* START *
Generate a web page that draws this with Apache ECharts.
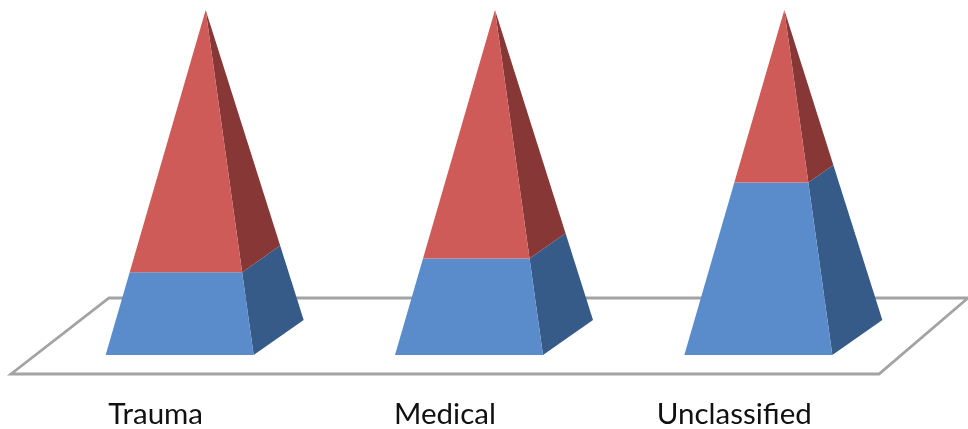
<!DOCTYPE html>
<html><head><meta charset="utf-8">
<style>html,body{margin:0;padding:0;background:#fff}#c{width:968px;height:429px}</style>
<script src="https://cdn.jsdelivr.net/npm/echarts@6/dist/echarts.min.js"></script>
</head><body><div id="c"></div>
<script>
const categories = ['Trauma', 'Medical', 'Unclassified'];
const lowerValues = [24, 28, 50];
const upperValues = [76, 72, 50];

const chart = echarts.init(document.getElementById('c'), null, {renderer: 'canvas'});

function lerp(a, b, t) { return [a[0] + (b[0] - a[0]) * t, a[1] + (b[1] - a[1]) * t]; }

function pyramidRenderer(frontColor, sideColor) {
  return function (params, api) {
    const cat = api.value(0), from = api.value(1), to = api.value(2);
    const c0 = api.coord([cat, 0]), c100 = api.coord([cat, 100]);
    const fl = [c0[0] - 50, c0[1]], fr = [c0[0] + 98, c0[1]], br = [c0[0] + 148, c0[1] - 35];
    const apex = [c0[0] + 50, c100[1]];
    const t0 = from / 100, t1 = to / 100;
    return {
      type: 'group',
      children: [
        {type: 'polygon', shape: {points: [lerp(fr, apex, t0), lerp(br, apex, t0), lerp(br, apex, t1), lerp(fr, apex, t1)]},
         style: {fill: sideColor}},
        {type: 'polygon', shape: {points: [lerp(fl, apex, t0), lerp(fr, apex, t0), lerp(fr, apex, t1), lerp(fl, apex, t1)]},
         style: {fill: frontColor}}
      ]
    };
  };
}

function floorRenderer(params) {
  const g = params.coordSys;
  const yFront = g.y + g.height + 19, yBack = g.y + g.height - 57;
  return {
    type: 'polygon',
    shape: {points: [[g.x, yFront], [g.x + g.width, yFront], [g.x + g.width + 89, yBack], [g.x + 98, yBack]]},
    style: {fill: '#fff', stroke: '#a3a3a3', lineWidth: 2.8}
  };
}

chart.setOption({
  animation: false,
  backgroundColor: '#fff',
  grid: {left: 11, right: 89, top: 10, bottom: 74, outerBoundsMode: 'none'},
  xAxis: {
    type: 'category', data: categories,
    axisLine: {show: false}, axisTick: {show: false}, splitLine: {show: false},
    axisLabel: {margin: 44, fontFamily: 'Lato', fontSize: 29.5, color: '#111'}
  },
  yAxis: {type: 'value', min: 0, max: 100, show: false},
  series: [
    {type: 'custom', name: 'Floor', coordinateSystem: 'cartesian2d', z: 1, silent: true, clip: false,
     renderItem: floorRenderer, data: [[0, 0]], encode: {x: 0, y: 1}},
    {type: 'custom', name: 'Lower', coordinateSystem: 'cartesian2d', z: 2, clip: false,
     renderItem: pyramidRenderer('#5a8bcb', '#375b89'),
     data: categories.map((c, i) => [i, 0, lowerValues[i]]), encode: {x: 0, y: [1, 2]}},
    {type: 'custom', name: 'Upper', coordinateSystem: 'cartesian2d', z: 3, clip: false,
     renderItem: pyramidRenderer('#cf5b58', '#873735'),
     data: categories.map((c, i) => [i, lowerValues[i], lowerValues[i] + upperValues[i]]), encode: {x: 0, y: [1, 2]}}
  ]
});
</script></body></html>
* END *
— What this task involves —
Restate the listing above word for word, and skip the pictures.

— Solution to the exercise —
Generate a web page that draws this with Apache ECharts.
<!DOCTYPE html>
<html><head><meta charset="utf-8">
<style>html,body{margin:0;padding:0;background:#fff}#c{width:968px;height:429px}</style>
<script src="https://cdn.jsdelivr.net/npm/echarts@6/dist/echarts.min.js"></script>
</head><body><div id="c"></div>
<script>
const categories = ['Trauma', 'Medical', 'Unclassified'];
const lowerValues = [24, 28, 50];
const upperValues = [76, 72, 50];

const chart = echarts.init(document.getElementById('c'), null, {renderer: 'canvas'});

function lerp(a, b, t) { return [a[0] + (b[0] - a[0]) * t, a[1] + (b[1] - a[1]) * t]; }

function pyramidRenderer(frontColor, sideColor) {
  return function (params, api) {
    const cat = api.value(0), from = api.value(1), to = api.value(2);
    const c0 = api.coord([cat, 0]), c100 = api.coord([cat, 100]);
    const fl = [c0[0] - 50, c0[1]], fr = [c0[0] + 98, c0[1]], br = [c0[0] + 148, c0[1] - 35];
    const apex = [c0[0] + 50, c100[1]];
    const t0 = from / 100, t1 = to / 100;
    return {
      type: 'group',
      children: [
        {type: 'polygon', shape: {points: [lerp(fr, apex, t0), lerp(br, apex, t0), lerp(br, apex, t1), lerp(fr, apex, t1)]},
         style: {fill: sideColor}},
        {type: 'polygon', shape: {points: [lerp(fl, apex, t0), lerp(fr, apex, t0), lerp(fr, apex, t1), lerp(fl, apex, t1)]},
         style: {fill: frontColor}}
      ]
    };
  };
}

function floorRenderer(params) {
  const g = params.coordSys;
  const yFront = g.y + g.height + 19, yBack = g.y + g.height - 57;
  return {
    type: 'polygon',
    shape: {points: [[g.x, yFront], [g.x + g.width, yFront], [g.x + g.width + 89, yBack], [g.x + 98, yBack]]},
    style: {fill: '#fff', stroke: '#a3a3a3', lineWidth: 2.8}
  };
}

chart.setOption({
  animation: false,
  backgroundColor: '#fff',
  grid: {left: 11, right: 89, top: 10, bottom: 74, outerBoundsMode: 'none'},
  xAxis: {
    type: 'category', data: categories,
    axisLine: {show: false}, axisTick: {show: false}, splitLine: {show: false},
    axisLabel: {margin: 44, fontFamily: 'Lato', fontSize: 29.5, color: '#111'}
  },
  yAxis: {type: 'value', min: 0, max: 100, show: false},
  series: [
    {type: 'custom', name: 'Floor', coordinateSystem: 'cartesian2d', z: 1, silent: true, clip: false,
     renderItem: floorRenderer, data: [[0, 0]], encode: {x: 0, y: 1}},
    {type: 'custom', name: 'Lower', coordinateSystem: 'cartesian2d', z: 2, clip: false,
     renderItem: pyramidRenderer('#5a8bcb', '#375b89'),
     data: categories.map((c, i) => [i, 0, lowerValues[i]]), encode: {x: 0, y: [1, 2]}},
    {type: 'custom', name: 'Upper', coordinateSystem: 'cartesian2d', z: 3, clip: false,
     renderItem: pyramidRenderer('#cf5b58', '#873735'),
     data: categories.map((c, i) => [i, lowerValues[i], lowerValues[i] + upperValues[i]]), encode: {x: 0, y: [1, 2]}}
  ]
});
</script></body></html>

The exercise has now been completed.